What Are Algorithmic Trading Funds?

Algorithmic trading funds (also called quantitative funds) use computer algorithms to make investment decisions. Their core is a rule-based system designed to analyze data, generate signals, and execute trades. The algorithms define when to buy, sell, or hold assets based on variables like price, volatility, volume, and correlation.

In simple terms, an algorithmic trading fund is built on this logical structure:

Trade\ Signal = f(Price,\ Volume,\ Time,\ Indicators,\ Market\ Regime)

Once a signal triggers, trades are placed automatically through electronic communication networks (ECNs) or broker APIs.

These funds can pursue a range of strategies—market making, statistical arbitrage, momentum trading, or long-short equity—depending on their design.
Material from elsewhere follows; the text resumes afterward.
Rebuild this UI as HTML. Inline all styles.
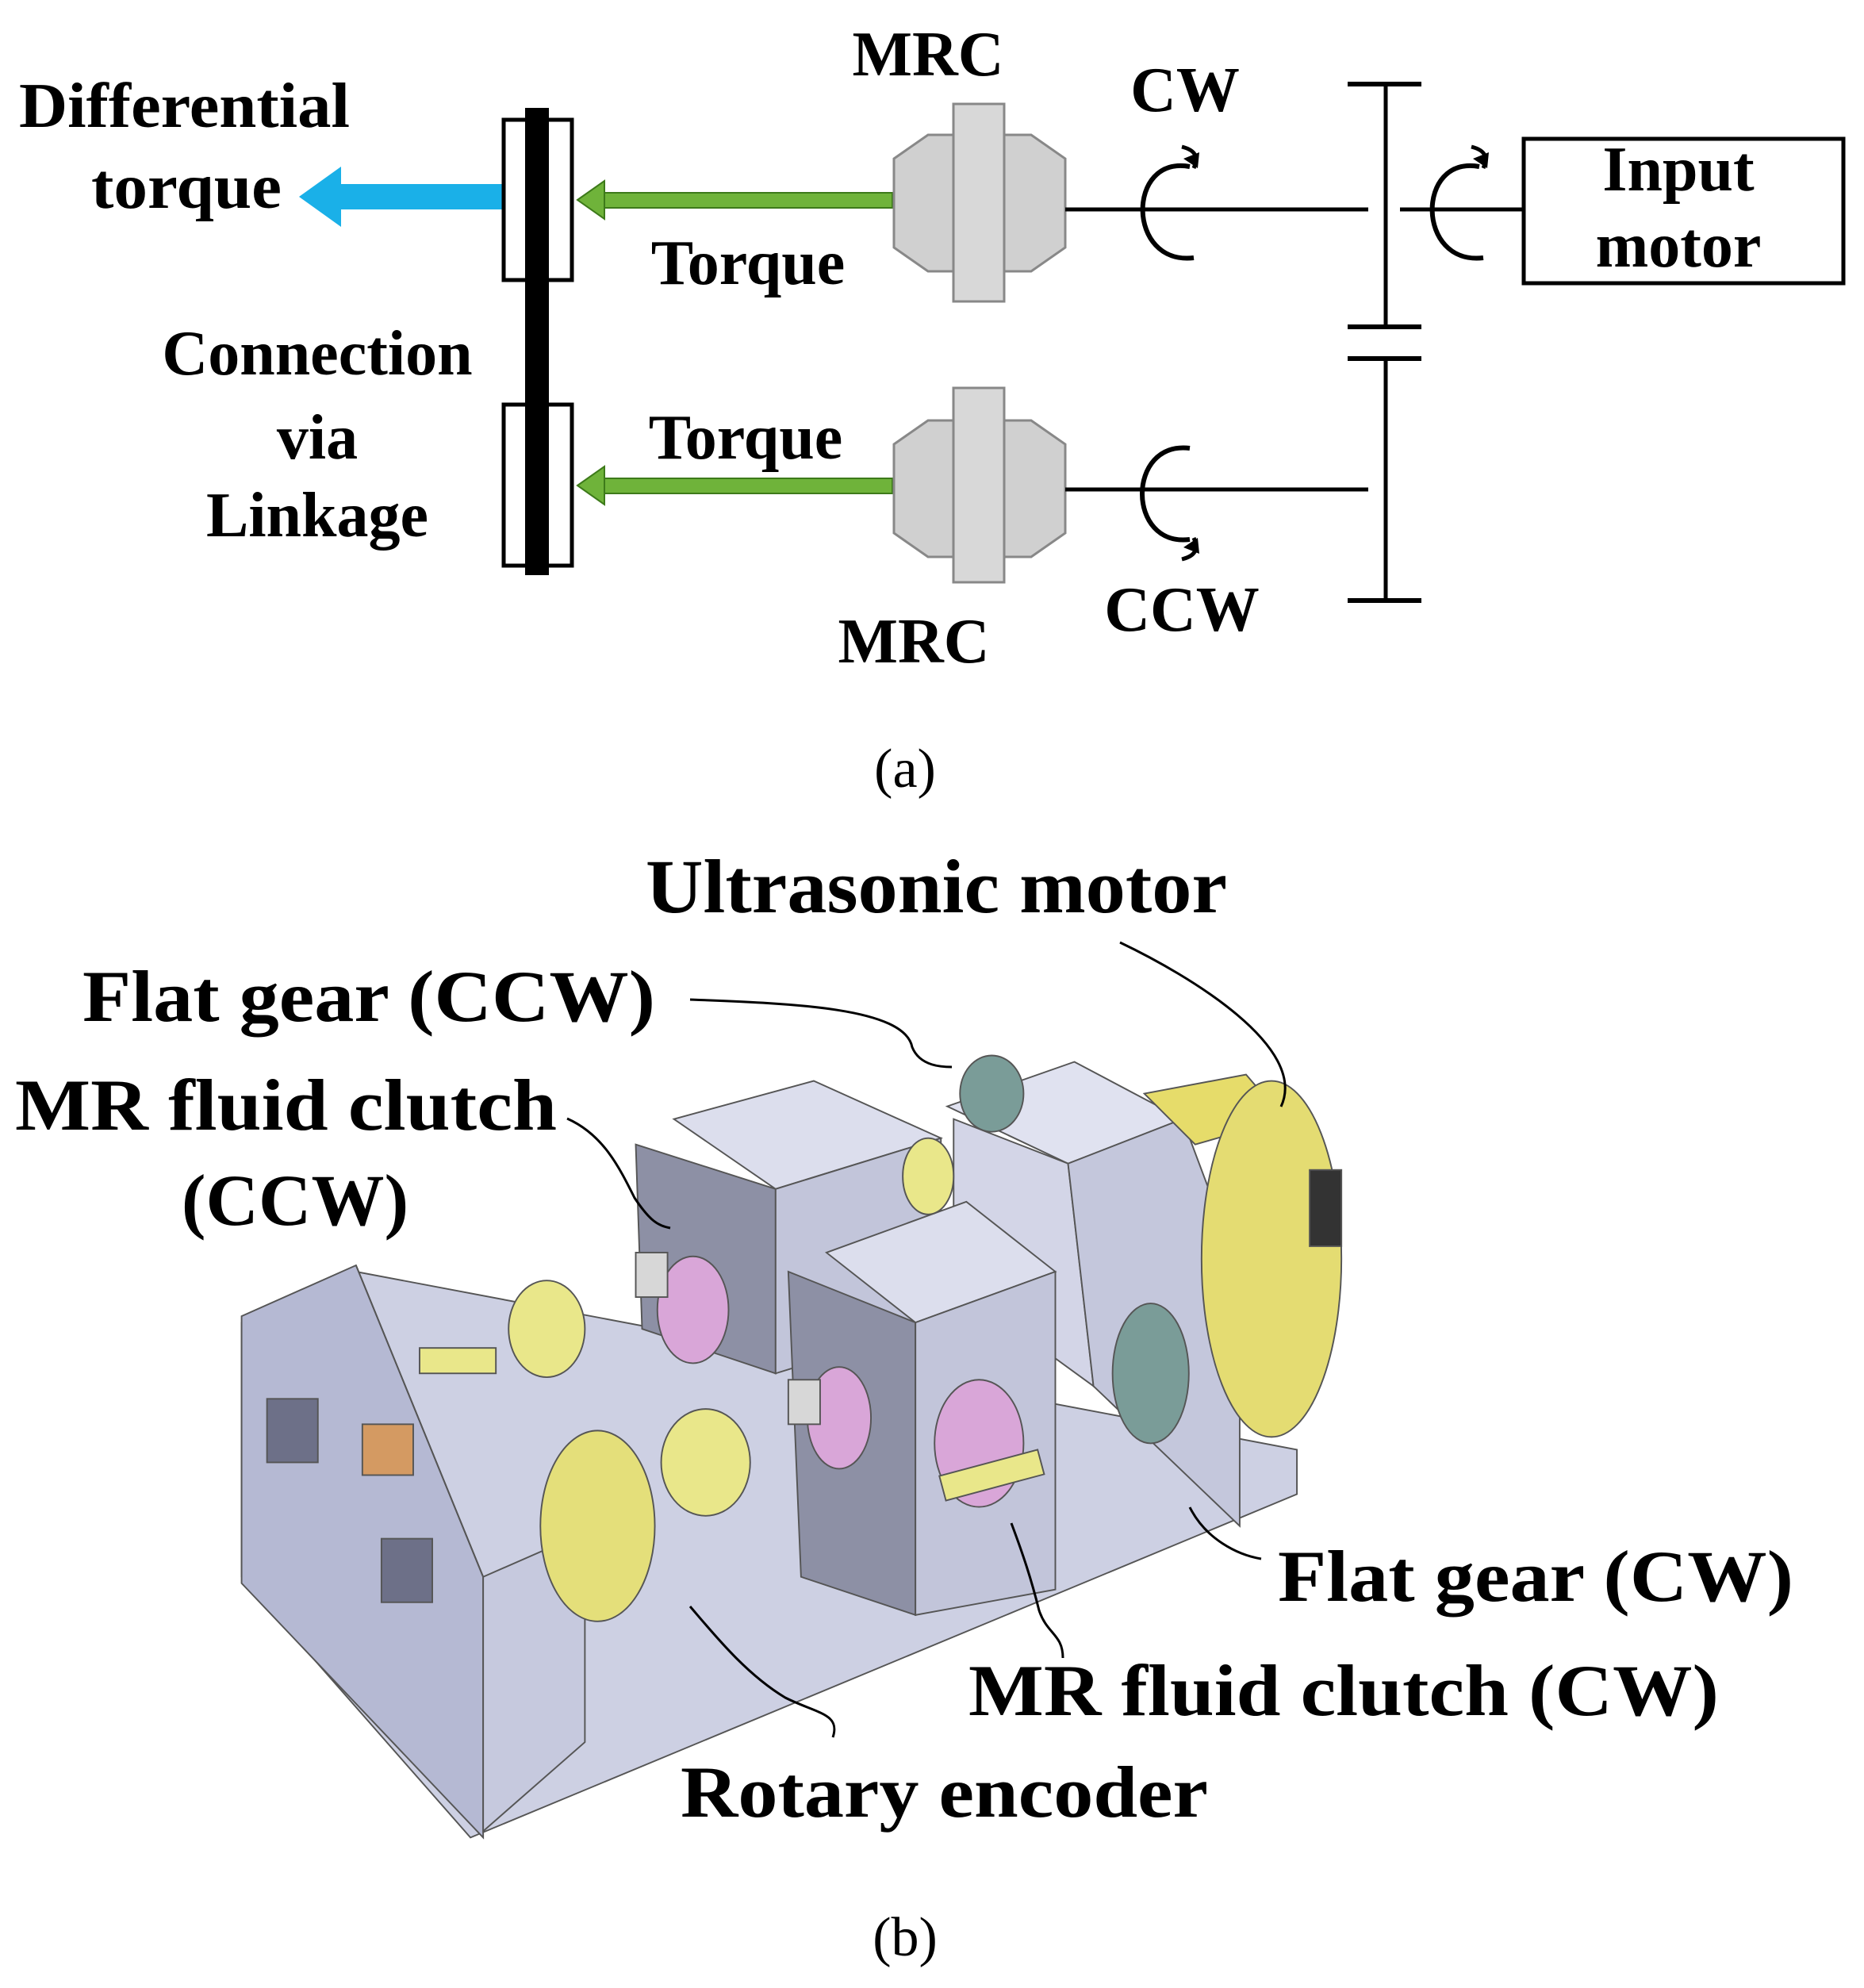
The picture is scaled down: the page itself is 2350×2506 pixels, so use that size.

How Algorithmic Trading Funds Differ from Traditional Funds

Aspect	Algorithmic Fund	Traditional Fund
Decision Making	Based on mathematical models	Based on human judgment
Execution	Automated	Manual or semi-manual
Speed	Milliseconds	Minutes to hours
Emotion	None	Influenced by bias and sentiment
Transparency	Rule-defined, data-driven	Often discretionary
Typical Manager	Quantitative analysts, data scientists	Portfolio managers, analysts

Algorithmic funds remove emotional bias, enabling faster reaction to market events. They rely heavily on computing infrastructure and quantitative expertise, which traditional managers might lack.

Types of Algorithmic Trading Funds

High-Frequency Trading (HFT) Funds – Focus on microsecond-level trades, capturing small inefficiencies.
Statistical Arbitrage Funds – Use mean-reversion and correlation models to find mispricings.
Trend-Following Funds – Apply momentum indicators to ride market trends.
Market-Neutral Funds – Balance long and short positions to minimize exposure to market direction.
Machine Learning Funds – Employ neural networks or reinforcement learning to predict asset movements.
Factor-Based Funds – Allocate based on quantifiable characteristics like value, momentum, or size.

The Mathematical Core of Algorithmic Trading Funds

The success of algorithmic funds depends on precise quantitative modeling. Let’s consider an example using expected return and risk-adjusted performance.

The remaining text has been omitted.